Marks and Spencer Group plc – Annual report – 30 March 2024
Industry: retail
C6 INVESTMENTS (extract)

Shares in subsidiary undertakings represent the Company’s investment in Marks and Spencer plc, Marks and Spencer Holdings Limited and Marks and Spencer (A2B) Limited.
Impairment of investments in subsidiary undertakings
The Company evaluates its investments in subsidiary undertakings annually for any indicators of impairment or impairment reversal. The Company considers the relationship between its market capitalisation and the carrying value of its investments, among other factors, when reviewing for indicators of impairment. As at 30 March 2024, the market capitalisation of the Group was significantly above the carrying value of its investment in Marks and Spencer plc of £7,442.5m, indicating a potential impairment reversal, due to strong Group performance.
The recoverable amount of the investment in Marks and Spencer plc has been determined based on a value in use calculation. The Company has updated its assumptions as at 30 March 2024, reflecting the latest budget and forecast cash flows covering a three-year period. The pre-tax discount rate of 12.5% (last year: 12.5%) was derived from the Group’s weighted average cost of capital, the inputs of which include a country risk-free rate, equity risk premium, Group size premium and a risk adjustment (beta).
The long-term growth rate of 2.0% (last year: 2.0%), was based on inflation forecasts by recognised bodies with reference to rates used within the retail industry.
The Company has determined that the recoverable amount of its investment in Marks and Spencer plc is £11,226.5m and as a result has recognised an impairment reversal of £1,955.9m. This fully reverses the impairments charged from 2019/20 to 2022/23. This reversal primarily relates to improved trading expectations, reflecting the Group’s strategy and current three-year plan.
Sensitivity analysis
As disclosed in the accounting policies note C1, the cash flows used within the value in use model, the long-term growth rate and the discount rate are sources of estimation uncertainty. Management has performed a sensitivity analysis on the key assumptions and using reasonably possible changes would result in the following impacts:
- A 10% reduction in cash flows from the three-year plan would reduce the headroom by £1,122.7m;
- A 50-basis point decrease in the long-term growth rate would reduce the headroom by £441.5m; and
- A 250-basis point increase in the discount rate would reduce the headroom by £2,154.4m.
None of these in isolation would result in impairment. In the event that all three were to occur simultaneously, the impairment reversal would be reduced by £1,166.3m.
C1 ACCOUNTING POLICIES (extract)
Key sources of estimation uncertainty
Impairment of investments in subsidiary undertakings
The carrying value of the investment in subsidiary undertakings is reviewed for impairment or impairment reversal on an annual basis.
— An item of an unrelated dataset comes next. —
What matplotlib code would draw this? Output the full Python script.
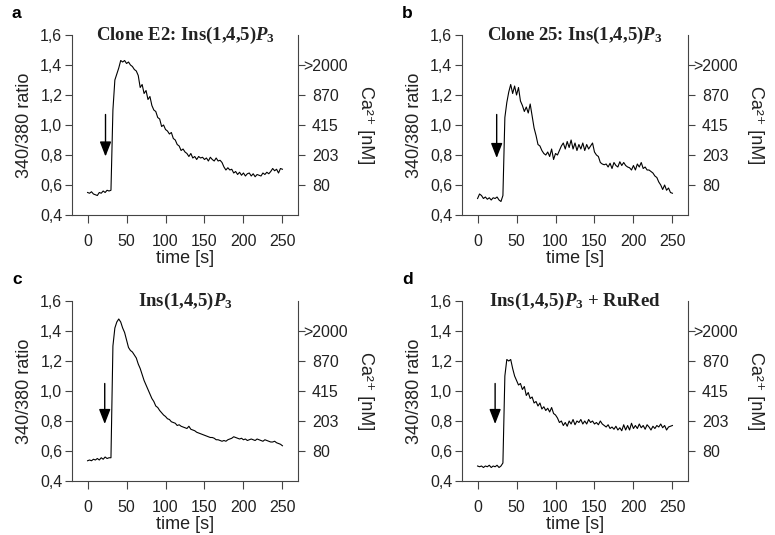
import numpy as np
import matplotlib
matplotlib.use('Agg')
import matplotlib.pyplot as plt
from matplotlib.transforms import ScaledTranslation

plt.rcParams['font.family'] = ['Liberation Sans Narrow', 'Liberation Sans', 'DejaVu Sans']
plt.rcParams['mathtext.fontset'] = 'custom'
plt.rcParams['mathtext.rm'] = 'Liberation Serif:bold'
plt.rcParams['mathtext.it'] = 'Liberation Serif:italic:bold'
plt.rcParams['mathtext.bf'] = 'Liberation Serif:bold'

# sampling times (s)
time_s = np.arange(0, 251, 2.5)

ratio_a = [0.55, 0.545, 0.555, 0.54, 0.535, 0.53, 0.55, 0.545, 0.56, 0.55,
           0.565, 0.56, 0.565, 1.10, 1.30, 1.34, 1.38, 1.43, 1.42, 1.43,
           1.41, 1.42, 1.40, 1.39, 1.37, 1.36, 1.33, 1.25, 1.27, 1.21,
           1.23, 1.17, 1.19, 1.13, 1.10, 1.09, 1.05, 1.04, 0.99, 1.00,
           0.97, 0.96, 0.94, 0.95, 0.91, 0.90, 0.87, 0.86, 0.83, 0.84,
           0.82, 0.81, 0.79, 0.81, 0.78, 0.79, 0.77, 0.79, 0.78, 0.785,
           0.77, 0.78, 0.76, 0.785, 0.77, 0.76, 0.78, 0.76, 0.765, 0.75,
           0.72, 0.70, 0.715, 0.70, 0.705, 0.68, 0.69, 0.67, 0.685, 0.665,
           0.68, 0.66, 0.675, 0.68, 0.66, 0.675, 0.655, 0.67, 0.665, 0.66,
           0.68, 0.67, 0.685, 0.675, 0.69, 0.71, 0.695, 0.705, 0.68, 0.71,
           0.705]

ratio_b = [0.51, 0.54, 0.53, 0.51, 0.52, 0.505, 0.515, 0.50, 0.515, 0.51,
           0.52, 0.50, 0.49, 0.53, 1.05, 1.15, 1.22, 1.27, 1.21, 1.26,
           1.20, 1.25, 1.16, 1.13, 1.09, 1.12, 1.08, 1.14, 1.06, 0.98,
           0.93, 0.87, 0.86, 0.83, 0.81, 0.80, 0.82, 0.79, 0.84, 0.77,
           0.81, 0.80, 0.83, 0.86, 0.88, 0.84, 0.89, 0.85, 0.90, 0.84,
           0.88, 0.83, 0.87, 0.84, 0.88, 0.83, 0.87, 0.84, 0.86, 0.88,
           0.82, 0.80, 0.79, 0.75, 0.74, 0.735, 0.74, 0.72, 0.745, 0.71,
           0.75, 0.73, 0.72, 0.755, 0.73, 0.75, 0.73, 0.72, 0.715, 0.70,
           0.73, 0.70, 0.74, 0.72, 0.75, 0.71, 0.72, 0.70, 0.70, 0.69,
           0.68, 0.66, 0.65, 0.62, 0.60, 0.57, 0.60, 0.565, 0.58, 0.55,
           0.545]

ratio_c = [0.535, 0.54, 0.535, 0.545, 0.54, 0.55, 0.54, 0.555, 0.545, 0.56,
           0.55, 0.555, 0.555, 1.30, 1.42, 1.46, 1.48, 1.46, 1.42, 1.39,
           1.34, 1.29, 1.27, 1.26, 1.24, 1.22, 1.18, 1.15, 1.11, 1.07,
           1.04, 1.01, 0.98, 0.95, 0.93, 0.90, 0.89, 0.87, 0.855, 0.84,
           0.83, 0.815, 0.81, 0.795, 0.79, 0.785, 0.77, 0.775, 0.765, 0.76,
           0.755, 0.75, 0.765, 0.745, 0.74, 0.735, 0.725, 0.72, 0.715, 0.71,
           0.705, 0.70, 0.695, 0.69, 0.69, 0.685, 0.675, 0.675, 0.67, 0.665,
           0.67, 0.665, 0.675, 0.68, 0.685, 0.695, 0.69, 0.685, 0.68, 0.685,
           0.675, 0.68, 0.67, 0.675, 0.68, 0.675, 0.67, 0.68, 0.675, 0.67,
           0.665, 0.675, 0.67, 0.665, 0.66, 0.66, 0.665, 0.655, 0.65, 0.645,
           0.635]

ratio_d = [0.50, 0.495, 0.50, 0.49, 0.50, 0.495, 0.505, 0.49, 0.50, 0.495,
           0.505, 0.49, 0.50, 0.52, 1.10, 1.21, 1.20, 1.21, 1.15, 1.10,
           1.07, 1.04, 1.05, 1.01, 1.03, 0.97, 0.99, 0.95, 0.96, 0.92,
           0.93, 0.90, 0.92, 0.88, 0.895, 0.87, 0.885, 0.86, 0.89, 0.85,
           0.84, 0.82, 0.79, 0.80, 0.77, 0.79, 0.765, 0.80, 0.78, 0.81,
           0.775, 0.80, 0.79, 0.81, 0.78, 0.80, 0.78, 0.81, 0.79, 0.80,
           0.78, 0.79, 0.775, 0.80, 0.78, 0.77, 0.76, 0.775, 0.75, 0.76,
           0.745, 0.765, 0.74, 0.755, 0.735, 0.775, 0.74, 0.77, 0.74, 0.785,
           0.75, 0.77, 0.75, 0.78, 0.755, 0.77, 0.745, 0.775, 0.76, 0.74,
           0.765, 0.75, 0.77, 0.76, 0.78, 0.755, 0.77, 0.74, 0.76, 0.765,
           0.77]

traces = [ratio_a, ratio_b, ratio_c, ratio_d]
panel_letters = ['a', 'b', 'c', 'd']
titles = [r'Clone E2: Ins(1,4,5)$P_3$', r'Clone 25: Ins(1,4,5)$P_3$',
          r'Ins(1,4,5)$P_3$', r'Ins(1,4,5)$P_3$ + RuRed']
arrow_t = [23, 24.5, 22, 22.5]
arrow_top = [1.07, 1.07, 1.05, 1.05]
arrow_tip = [0.79, 0.78, 0.78, 0.78]

left_ticks = [0.4, 0.6, 0.8, 1.0, 1.2, 1.4, 1.6]
left_labels = ['0,4', '0,6', '0,8', '1,0', '1,2', '1,4', '1,6']
ca_ticks = [0.6, 0.8, 1.0, 1.2, 1.4]
ca_labels = ['80', '203', '415', '870', '>2000']
x_ticks = [0, 50, 100, 150, 200, 250]

fig = plt.figure(figsize=(7.75, 5.35), dpi=100)

W, H = 775, 535
boxes = [(72, 35), (462, 35), (72, 301), (462, 301)]
letter_pos = [(12, 14), (402, 14), (12, 280), (402, 280)]
ink = '#222222'
axc = '#444444'

for i in range(4):
    lx, ty = boxes[i]
    ax = fig.add_axes([lx / W, 1 - (ty + 180) / H, 226 / W, 180 / H])
    ax.plot(time_s, traces[i], color='k', lw=0.8)
    ax.set_xlim(-20, 270)
    ax.set_ylim(0.4, 1.6)
    ax.set_yticks(left_ticks)
    ax.set_yticklabels(left_labels)
    ax.set_xticks(x_ticks)
    ax.spines['top'].set_visible(False)
    ax.spines['right'].set_visible(False)
    for s in ['left', 'bottom']:
        ax.spines[s].set_color(axc)
        ax.spines[s].set_linewidth(0.8)
    ax.tick_params(direction='out', length=5, width=0.8, colors=axc,
                   labelcolor=ink, labelsize=11.5)
    ax.tick_params(axis='x', length=5.5, pad=8)
    ax.tick_params(axis='y', pad=2)
    ax.set_ylabel('340/380 ratio', fontsize=13, color=ink, labelpad=5)
    ax.set_xlabel('time [s]', fontsize=13, color=ink, labelpad=1)

    ax2 = ax.twinx()
    ax2.set_ylim(0.4, 1.6)
    ax2.set_yticks(ca_ticks)
    ax2.set_yticklabels(ca_labels)
    for s in ['top', 'left', 'bottom']:
        ax2.spines[s].set_visible(False)
    ax2.spines['right'].set_color(axc)
    ax2.spines['right'].set_linewidth(0.8)
    ax2.tick_params(direction='out', length=5, width=0.8, colors=axc,
                    labelcolor=ink, labelsize=11.5, pad=5)
    # ">" of ">2000" hangs into the tick mark
    lab = ax2.get_yticklabels()[-1]
    lab.set_transform(lab.get_transform() +
                      ScaledTranslation(-6 / 72, 0, fig.dpi_scale_trans))
    ax2.set_ylabel('Ca²⁺ [nM]', rotation=-90, va='bottom', fontsize=13,
                   color=ink, labelpad=6)

    ax.annotate('', xy=(arrow_t[i], arrow_tip[i]),
                xytext=(arrow_t[i], arrow_top[i]),
                arrowprops=dict(arrowstyle='-|>,head_length=0.9,head_width=0.35',
                                color='k', lw=1.0, shrinkA=0, shrinkB=0))

    ax.text(0.5, 0.975, titles[i], transform=ax.transAxes, ha='center',
            va='baseline', fontsize=13.5, fontweight='bold',
            family='Liberation Serif', color=ink)

    fig.text(letter_pos[i][0] / W, 1 - letter_pos[i][1] / H, panel_letters[i],
             fontsize=12.5, fontweight='bold', va='center', ha='left',
             color='k', family='Liberation Sans')

fig.savefig('out.png', dpi=100)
The recoverable amount is determined based on value in use which requires the determination of appropriate assumptions (which are sources of estimation uncertainty) in relation to the cash flows over the three-year strategic plan period, the long-term growth rate to be applied beyond this three-year period and the risk-adjusted pre-tax discount rate used to discount the assumed cash flows to present value.
Estimation uncertainty arises due to changing economic and market factors, the channel shift from stores to online, increasing technological advancement and the Group’s ongoing strategic transformation programmes. See note C6 for further details on the assumptions and associated sensitivities.
The Company’s financial risk is managed as part of the Group’s strategy and policies as discussed in note 21 of the Group financial statements.
C7 SHARE CAPITAL AND OTHER RESERVES (extract)
Merger reserve
The Company’s merger reserve was created as part of a Group reorganisation that occurred in 2001/02 and has an economical relationship to the Company’s investment in Marks and Spencer plc. Between 2019/20 and 2022/23 an amount equal to the original merger reserve balance of £1,397.3m has been transferred from the merger reserve to retained earnings as that amount had become a realised profit in accordance with TECH 02/17. Following the reversal of impairment recognised in 2023/24, an amount equal to the original merger reserve balance of £1,397.3m has been transferred from retained earnings to the merger reserve, in accordance with TECH 02/17.